Israeli Prime Minister Ehud Olmert and Palestinian President Mahmoud Abbas, in a two-hour meeting in Jerusalem, authorized negotiations on all of the final-status issues, from setting statehood borders to deciding the fate of Jerusalem and Palestinian refugees, Israeli and Palestinian officials said.

Neither side gave a start-date, though Palestinian negotiator Saeb Erekat said the talks would begin immediately.

The Olmert-Abbas agreement was timed to smooth the way for Bush's first presidential visit to Israel and the West Bank, starting on Wednesday.

The first final-status talks in seven years were supposed to get under way soon after a U.S.-sponsored conference in Annapolis, Maryland, in November. But the Palestinians demanded Israel first commit to ceasing all settlement activity, as called for under the long-stalled "road map" peace plan.

Under U.S. pressure, Olmert responded with a de-facto halt to new construction in settlements in the Israeli-occupied West Bank, but he has not called off plans to build hundreds of new homes in an area near Jerusalem known to Israelis as Har Homa and to Palestinians as Jabal Abu Ghneim.

That it took six weeks for the leaders to authorize the start of substantive talks on all the final-status issues underscored the hurdles facing Bush in getting the sides to settle their differences in the 12 months he has left in office.

Olmert's spokesman, Mark Regev, said "it is possible to have agreements in 2008" if both sides meet their commitments under the long-stalled "road map" peace plan.

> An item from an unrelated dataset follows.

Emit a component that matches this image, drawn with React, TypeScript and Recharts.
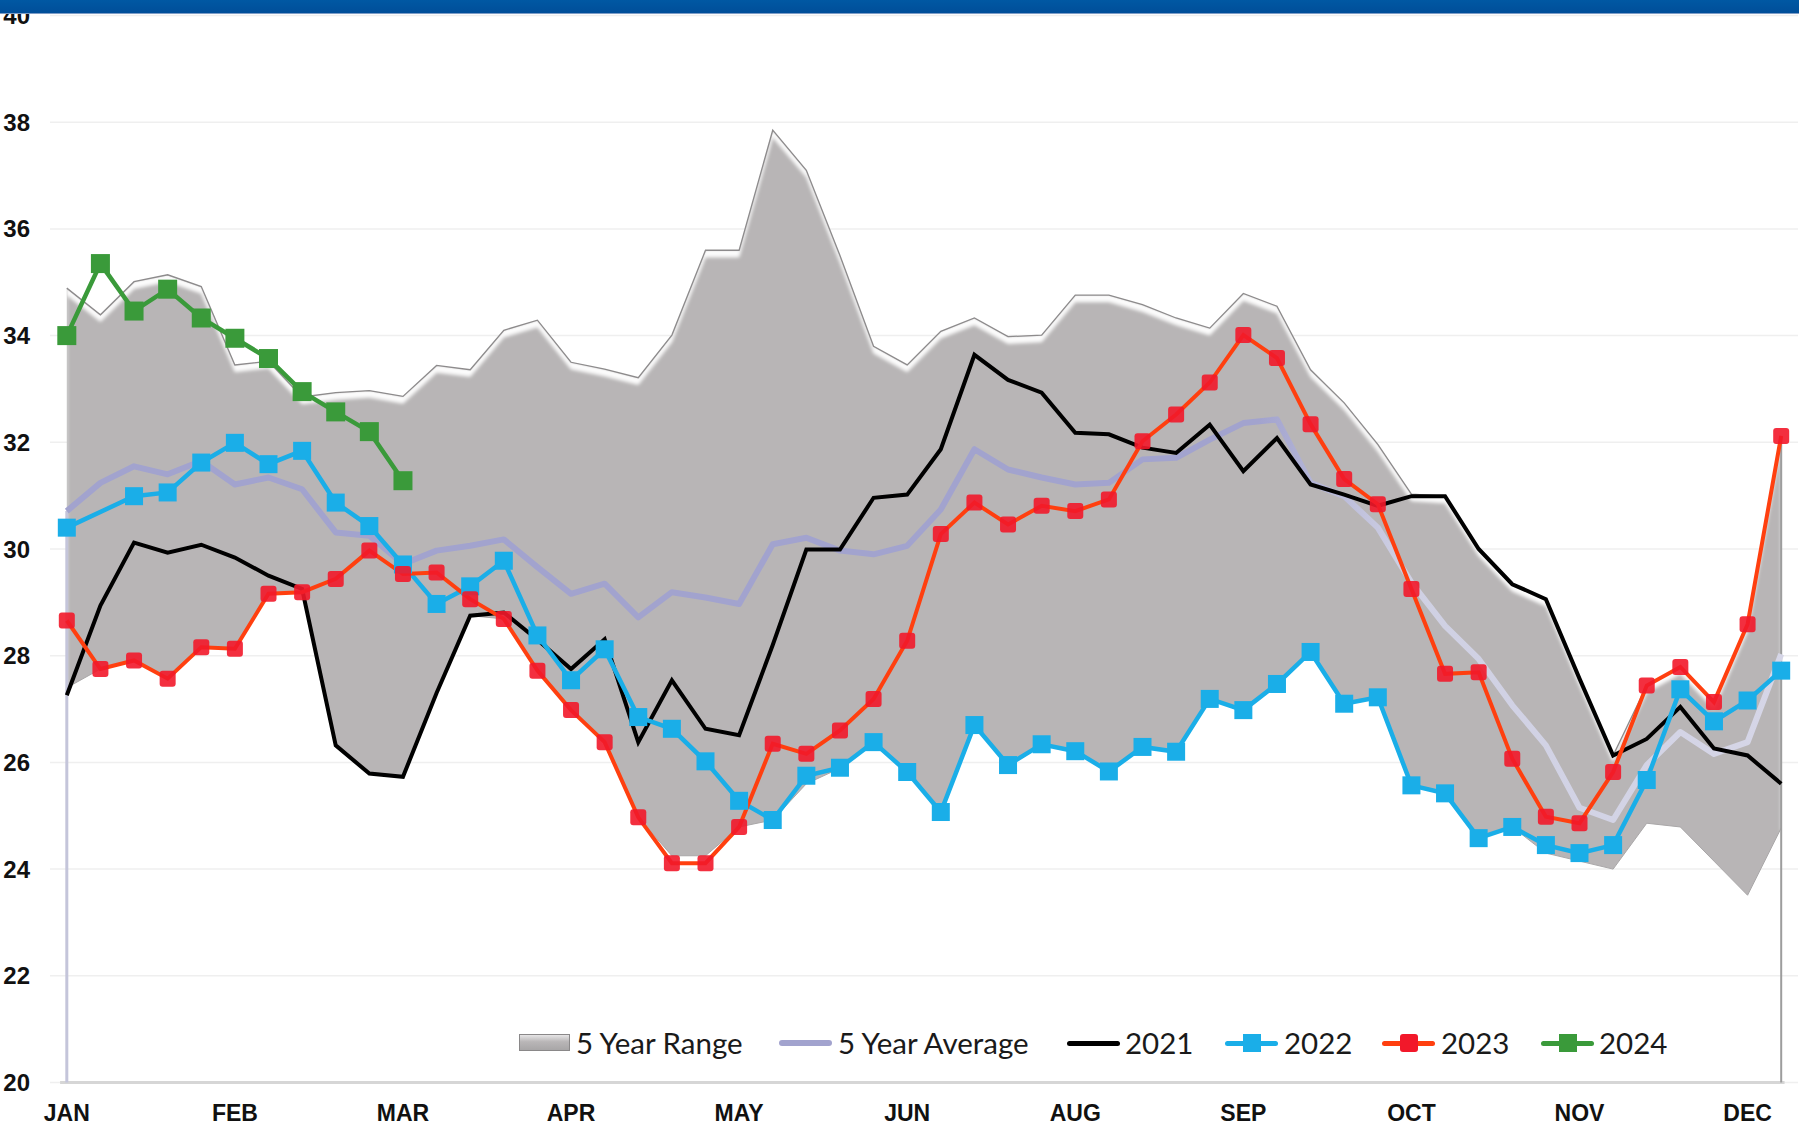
import React from 'react';
import { ComposedChart, Area, Line, XAxis, YAxis, CartesianGrid, ReferenceLine } from 'recharts';

const weeks = [1,2,3,4,5,6,7,8,9,10,11,12,13,14,15,16,17,18,19,20,21,22,23,24,25,26,27,28,29,30,31,32,33,34,35,36,37,38,39,40,41,42,43,44,45,46,47,48,49,50,51,52];
const monthTicks = [1,6,11,16,21,26,31,36,41,46,51];
const monthLabels = ['JAN','FEB','MAR','APR','MAY','JUN','AUG','SEP','OCT','NOV','DEC'];
const yTicks = [20,22,24,26,28,30,32,34,36,38,40];

const rangeLow = [27.4,27.75,27.91,27.57,28.16,28.13,29.16,29.19,26.32,25.79,25.73,27.3,28.75,28.69,27.72,26.98,26.38,24.97,24.25,24.25,24.79,24.92,25.6,25.89,26.35,25.82,25.06,26.7,25.95,26.33,26.2,25.82,26.28,26.2,27.19,26.97,27.46,28.07,27.1,27.22,25.57,25.42,24.58,24.79,24.3,24.15,24.0,24.86,24.79,24.15,23.51,24.77];
const rangeHigh = [34.89,34.39,35.01,35.14,34.92,33.45,33.52,32.85,32.93,32.97,32.86,33.44,33.36,34.1,34.29,33.5,33.37,33.21,34.01,35.6,35.6,37.85,37.1,35.5,33.8,33.45,34.08,34.33,33.98,34.01,34.76,34.76,34.58,34.33,34.14,34.79,34.55,33.36,32.74,31.96,31.03,30.99,30.0,29.34,29.06,27.57,26.13,27.44,27.79,27.13,28.59,32.12];
const avg5 = [30.71,31.24,31.55,31.4,31.65,31.21,31.34,31.12,30.31,30.25,29.72,29.97,30.06,30.18,29.66,29.16,29.35,28.72,29.19,29.09,28.97,30.09,30.21,29.97,29.9,30.06,30.74,31.87,31.49,31.34,31.21,31.24,31.68,31.71,32.05,32.36,32.43,31.24,30.99,30.4,29.37,28.56,27.94,27.07,26.32,25.15,24.92,25.95,26.57,26.16,26.38,28.03];
const y2021 = [27.26,28.94,30.12,29.93,30.08,29.84,29.5,29.25,26.32,25.79,25.73,27.3,28.75,28.81,28.3,27.75,28.31,26.38,27.54,26.63,26.51,28.2,29.99,29.99,30.96,31.02,31.87,33.64,33.17,32.93,32.18,32.15,31.9,31.8,32.33,31.46,32.08,31.21,31.02,30.81,30.99,30.99,30.0,29.34,29.06,27.57,26.13,26.44,27.04,26.26,26.13,25.6];
const y2022 = [30.4,null,30.99,31.06,31.62,31.99,31.59,31.84,30.87,30.43,29.71,28.97,29.3,29.78,28.38,27.54,28.12,26.85,26.63,26.02,25.28,24.92,25.75,25.9,26.38,25.82,25.07,26.7,25.95,26.34,26.21,25.83,26.29,26.2,27.19,26.98,27.47,28.07,27.1,27.22,25.57,25.42,24.58,24.79,24.45,24.3,24.45,25.67,27.37,26.77,27.16,27.72];
const y2023 = [28.66,27.75,27.91,27.57,28.16,28.13,29.16,29.19,29.44,29.97,29.53,29.56,29.06,28.69,27.72,26.98,26.38,24.97,24.11,24.11,24.79,26.35,26.16,26.6,27.19,28.28,30.28,30.87,30.46,30.81,30.71,30.93,32.02,32.52,33.12,34.01,33.58,32.34,31.31,30.84,29.25,27.66,27.69,26.07,24.98,24.86,25.82,27.44,27.79,27.13,28.59,32.12];
const y2024 = [34.0,35.35,34.46,34.87,34.33,33.95,33.57,32.95,32.57,32.2,31.28];

const data = weeks.map((w, i) => ({
  week: w,
  range: [rangeLow[i], rangeHigh[i]],
  lo: rangeLow[i],
  hi: rangeHigh[i],
  avg: avg5[i],
  y2021: y2021[i],
  y2022: y2022[i],
  y2023: y2023[i],
  y2024: i < y2024.length ? y2024[i] : null,
}));

const C = {
  range: '#b8b5b6',
  rangeEdge: '#8d8b8c',
  avg: '#a2a3ce',
  y2021: '#000000',
  y2022: '#1aaee8',
  y2023line: '#ff3f0f',
  y2023dot: '#f2182a',
  y2024: '#3a9a3a',
};

const axisFont = '"Liberation Sans", Arial, sans-serif';

const squareDot = (size: number, fill: string, rx = 0, opacity = 1) => (p: any) => {
  if (p == null || p.cx == null || p.cy == null || p.value == null) return <g key={`n-${p?.index}`} />;
  return (
    <rect key={`d-${p.index}`} x={p.cx - size / 2} y={p.cy - size / 2} width={size} height={size} rx={rx} fill={fill} fillOpacity={opacity} />
  );
};

const YTick = (props: any) => (
  <text x={30} y={props.y} dy={8.5} textAnchor="end" fontFamily={axisFont} fontWeight={700} fontSize={24} fill="#111">
    {props.payload.value}
  </text>
);

const XTick = (props: any) => {
  const idx = monthTicks.indexOf(props.payload.value);
  return (
    <text x={props.x} y={props.y} dy={30} textAnchor="middle" fontFamily={axisFont} fontWeight={700} fontSize={23} fill="#111">
      {monthLabels[idx]}
    </text>
  );
};

const legendItems = [
  { name: '5 Year Range', kind: 'range', color: C.range, icon: 519, text: 576 },
  { name: '5 Year Average', kind: 'line', color: C.avg, icon: 779, text: 838, w: 6 },
  { name: '2021', kind: 'line', color: C.y2021, icon: 1067, text: 1125, w: 5 },
  { name: '2022', kind: 'marker', color: C.y2022, dot: C.y2022, icon: 1225, text: 1284, w: 5 },
  { name: '2023', kind: 'marker', color: C.y2023line, dot: C.y2023dot, icon: 1382, text: 1441, w: 5 },
  { name: '2024', kind: 'marker', color: C.y2024, dot: C.y2024, icon: 1541, text: 1599, w: 5 },
];

const Legend2 = () => (
  <div style={{ position: 'absolute', left: 0, top: 0, width: 1799, height: 1124, pointerEvents: 'none' }}>
    {legendItems.map((it) => (
      <React.Fragment key={it.name}>
        {it.kind === 'range' ? (
          <div style={{ position: 'absolute', left: it.icon, top: 1034, width: 51, height: 17, background: 'linear-gradient(#e6e5e6, #b9b6b7 45%, #a8a6a7)', border: '1px solid #8a8889', boxSizing: 'border-box' }} />
        ) : (
          <div style={{ position: 'absolute', left: it.icon, top: 1043 - (it.w as number) / 2, width: 53, height: it.w, background: it.color, borderRadius: 3 }} />
        )}
        {it.kind === 'marker' && (
          <div style={{ position: 'absolute', left: it.icon + 17.5, top: 1034, width: 18, height: 18, background: it.dot, borderRadius: it.name === '2023' ? 3 : 0 }} />
        )}
        <div style={{ position: 'absolute', left: it.text, top: 1025, height: 36, lineHeight: '36px', fontFamily: 'Lato, "Open Sans", sans-serif', fontSize: 29.5, color: '#1a1a1a', whiteSpace: 'nowrap' }}>
          {it.name}
        </div>
      </React.Fragment>
    ))}
  </div>
);

export default function App() {
  return (
    <div style={{ position: 'absolute', left: 0, top: 0, width: 1799, height: 1124, background: '#fff', overflow: 'hidden' }}>
      <style>{`.range-area .recharts-area-area { filter: url(#bevel); }`}</style>
      <svg width="0" height="0" style={{ position: 'absolute' }}>
        <defs>
          <filter id="bevel" x="-5%" y="-5%" width="110%" height="110%">
            <feOffset in="SourceAlpha" dx="0" dy="7" result="off" />
            <feGaussianBlur in="off" stdDeviation="1.5" result="offb" />
            <feComposite in="SourceAlpha" in2="offb" operator="out" result="edge" />
            <feGaussianBlur in="edge" stdDeviation="1.2" result="edgeb" />
            <feFlood floodColor="#ffffff" floodOpacity="0.95" result="white" />
            <feComposite in="white" in2="edgeb" operator="in" result="hl" />
            <feComposite in="hl" in2="SourceAlpha" operator="in" result="hl2" />
            <feMerge>
              <feMergeNode in="SourceGraphic" />
              <feMergeNode in="hl2" />
            </feMerge>
          </filter>
          <linearGradient id="avgGrad" gradientUnits="userSpaceOnUse" x1="0" y1="0" x2="1799" y2="0">
            <stop offset="0" stopColor="#a2a3ce" />
            <stop offset="0.7" stopColor="#a2a3ce" />
            <stop offset="0.78" stopColor="#cfd0e3" />
            <stop offset="1" stopColor="#d6d6e7" />
          </linearGradient>
        </defs>
      </svg>
      <ComposedChart width={1799} height={1124} data={data} margin={{ top: 15.5, right: 1, bottom: 0, left: 0 }}>
        <CartesianGrid horizontal vertical={false} stroke="#efefef" strokeWidth={1.5} />
        <XAxis type="number" dataKey="week" domain={[0.5, 52.5]} ticks={monthTicks} interval={0} axisLine={false} tickLine={false} height={41.5} tick={<XTick />} />
        <YAxis type="number" domain={[20, 40]} ticks={yTicks} interval={0} axisLine={false} tickLine={false} width={50} tick={<YTick />} />
        <Area className="range-area" type="linear" dataKey="range" fill={C.range} fillOpacity={1} stroke="none" isAnimationActive={false} activeDot={false} />
        <Line type="linear" dataKey="hi" stroke={C.rangeEdge} strokeWidth={1.3} dot={false} activeDot={false} isAnimationActive={false} />
        <Line type="linear" dataKey="lo" stroke="#a9a7a8" strokeWidth={1} dot={false} activeDot={false} isAnimationActive={false} />
        <ReferenceLine segment={[{ x: 0.8, y: 20 }, { x: 52.1, y: 20 }]} stroke="#d6d6d6" strokeWidth={3} />
        <ReferenceLine segment={[{ x: 1, y: 20 }, { x: 1, y: avg5[0] }]} stroke="#c4c5da" strokeWidth={3} />
        <ReferenceLine segment={[{ x: 52, y: 20 }, { x: 52, y: rangeHigh[51] }]} stroke="#9d9d9d" strokeWidth={2} />
        <Line type="linear" dataKey="avg" stroke="url(#avgGrad)" strokeWidth={6} dot={false} activeDot={false} isAnimationActive={false} strokeLinejoin="round" />
        <Line type="linear" dataKey="y2021" stroke={C.y2021} strokeWidth={4} dot={false} activeDot={false} isAnimationActive={false} />
        <Line type="linear" dataKey="y2022" stroke={C.y2022} strokeWidth={4.5} connectNulls dot={squareDot(18, C.y2022)} activeDot={false} isAnimationActive={false} />
        <Line type="linear" dataKey="y2023" stroke={C.y2023line} strokeWidth={4} dot={squareDot(16, C.y2023dot, 3, 0.9)} activeDot={false} isAnimationActive={false} />
        <Line type="linear" dataKey="y2024" stroke={C.y2024} strokeWidth={4.5} dot={squareDot(19, C.y2024)} activeDot={false} isAnimationActive={false} />
      </ComposedChart>
      <Legend2 />
      <div style={{ position: 'absolute', left: 0, top: 0, width: 1799, height: 13, background: 'linear-gradient(#0058a3, #004e99)', borderBottom: '1px solid #7d9cc6' }} />
    </div>
  );
}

In addition to calling on Israel to stop all settlement activity, the plan asks Palestinians to crack down on militants.

SECRECY

The final-status negotiations will be conducted largely in secrecy by Israeli Foreign Minister Tzipi Livni and former Palestinian Prime Minister Ahmed Qurie, officials said.

Erekat said the talks would also focus on settlements.

Palestinians see the building of Har Homa as the last rampart in a wall of settlements encircling Arab East Jerusalem, cutting it off from the rest of the West Bank. The Har Homa plan has also drawn rare criticism from the United States.

Regev declined to say if and when separate working groups would be established to tackle water and other issues.

Tensions have flared recently over stepped-up Israeli military incursions into the Hamas-run Gaza Strip, in response to cross-border rocket fire by militants, and raids in the West Bank, where Abbas's secular Fatah faction holds sway.

Israel has vowed to keep up the pressure until Abbas proved he was reining in militants -- a demand Olmert has made a prerequisite for implementing any future peace accord.

It is unclear how Olmert and Abbas can close a deal. Abbas wields little power beyond the West Bank after Hamas seized control of the Gaza Strip in June.

Weakened by the 2006 Lebanon war, Olmert could face new calls to resign at the end of the month when a commission of inquiry issues its final report on the conflict. His coalition government is already under strain over the peace talks.

While Bush has called settlement expansion an "impediment", doubts remain over how much pressure he would be willing to put on key ally Israel to make compromises.